Michèle Chabelski. Souvenirs, Souvenirs ( XXII )

Bon

   Lundi

   Résumé des épisodes précédents

     Après une première année de mariage soldée par un anniversaire calamiteux et une perception aiguë d’un possible naufrage conjugal, Michèle s’offre une dernière tentative de réconciliation en choisissant le rôle de geisha pourvoyeuse de thé chaud et de bons services.

   Mettant le divorce en fin de liste des choix potentiels, elle se dit que quitte à écoper, ben elle écopera jusqu’à la plongée fatale…

    La suite

      La décision mûrie bien au chaud au fond du crâne, j’envisage désormais une vie scellée par un fruit de l’amour.

    J’ai quitté l’enseignement sous la pression de mon époux qui avait besoin d’une bénévole à ses côtés pour assurer les relations publiques et l’accompagner dans certains de ses déplacements en terre anglophone eu égard à ses carences linguistiques…

   Il ne parlait pas anglais et s’avisa qu’une épouse prof d’anglais pourrait présenter une certaine utilité…

    Et cette collaboration connut une certaine extension dans le domaine des relations publiques sous forme de dîners que la jeune épousée dépoussiéra de sa spontanéité un peu naïve…

    Mais qui rendit ces réunions moins austères malgré les regards de Paul qui s’inquiétait parfois de la désinvolture charmeuse de sa compagne et se rassurait aux rires et au bien- être de ses invités…

   Il croyait frôler l’incident diplomatique quand un rire tonitruant le rassurait sur la tournure des événements…

   Moi je me barbais bien un peu, mais investie d’une mission quasi divine, je gardais un objectif en ligne de mire, comme un moussaillon attaché au mât guette l’ombre de la terre : la satisfaction de mon époux…

   Et puis enfiler une robe élégante, dresser une jolie table, préparer un fin dîner après les premiers piteux essais de la sole non vidée, me donnait une illusion de bonheur, quand il ne s’agissait en fait que de scénariser une pièce de théâtre montée par un réalisateur exigeant.

   Car les absences injustifiées, les conversations téléphoniques embarrassées, les explications noyées sous un flux de détails aussi invraisemblables qu’inutiles, continuaient de polluer la vie conjugale et moi, j’avais pris le parti de me taire, ce qui signifie en gros que je ne criais que quand il avait dépassé les bornes…

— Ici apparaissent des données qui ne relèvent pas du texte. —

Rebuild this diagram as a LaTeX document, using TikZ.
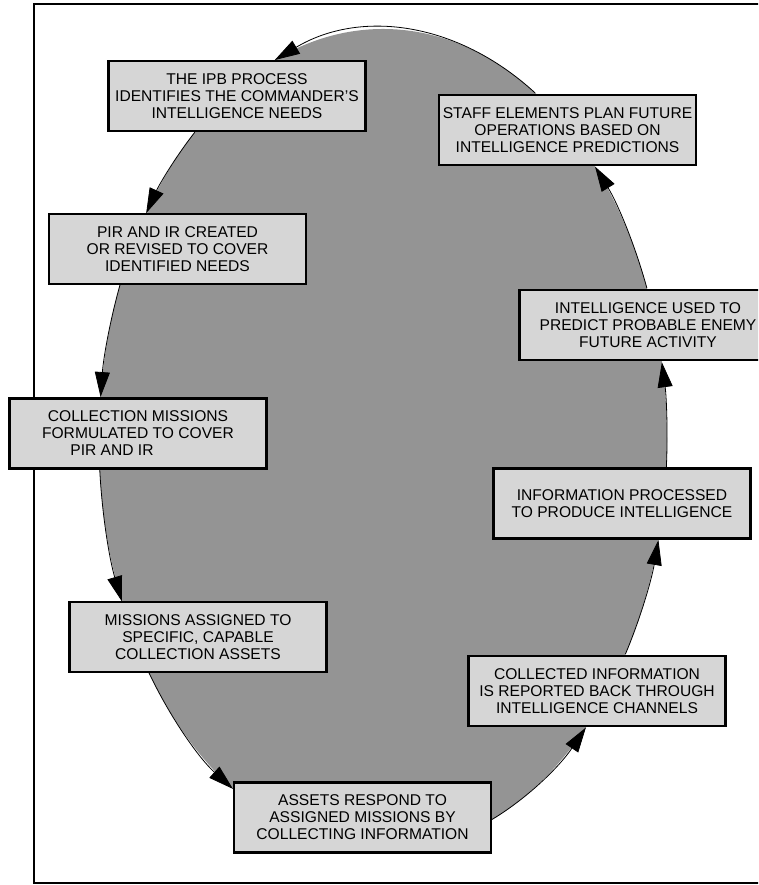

  Il les dépassait souvent et la jeune épouse babillante du dîner professionnel se muait en une harpie étouffant de rage, puis se souvenait de son vœu de japonisation et redevenait la geisha augurée.

     En fait de japonisation, c’était les montagnes russes, rêve de famille d’un côté, addiction de junkie de l’autre, je croyais un pont possible entre les deux.

   Et sournoisement venaient s’ajouter des ombres blondes aux brumes des casinos enfumés, mais ça me paraissait bien accessoire au regard de la passion du jeu qui lui dévorait les entrailles.

   Et puis intellectuellement je m’interdisais d’être jalouse…

   Personne n’appartient à personne était un slogan soixante-huitard, liberté sexuelle en porte-étendard, j’essayais de poser un sparadrap sur la petite voix qui me soufflait Oui Mais Vous êtes mariés, c’est pas la même chose.

  Je n’avais aucune certitude, juste des ombres de soupçons que je souffletais sèchement, en me rappelant les décisions prises entre moi et moi – même : la paix quoi qu’il en coûte…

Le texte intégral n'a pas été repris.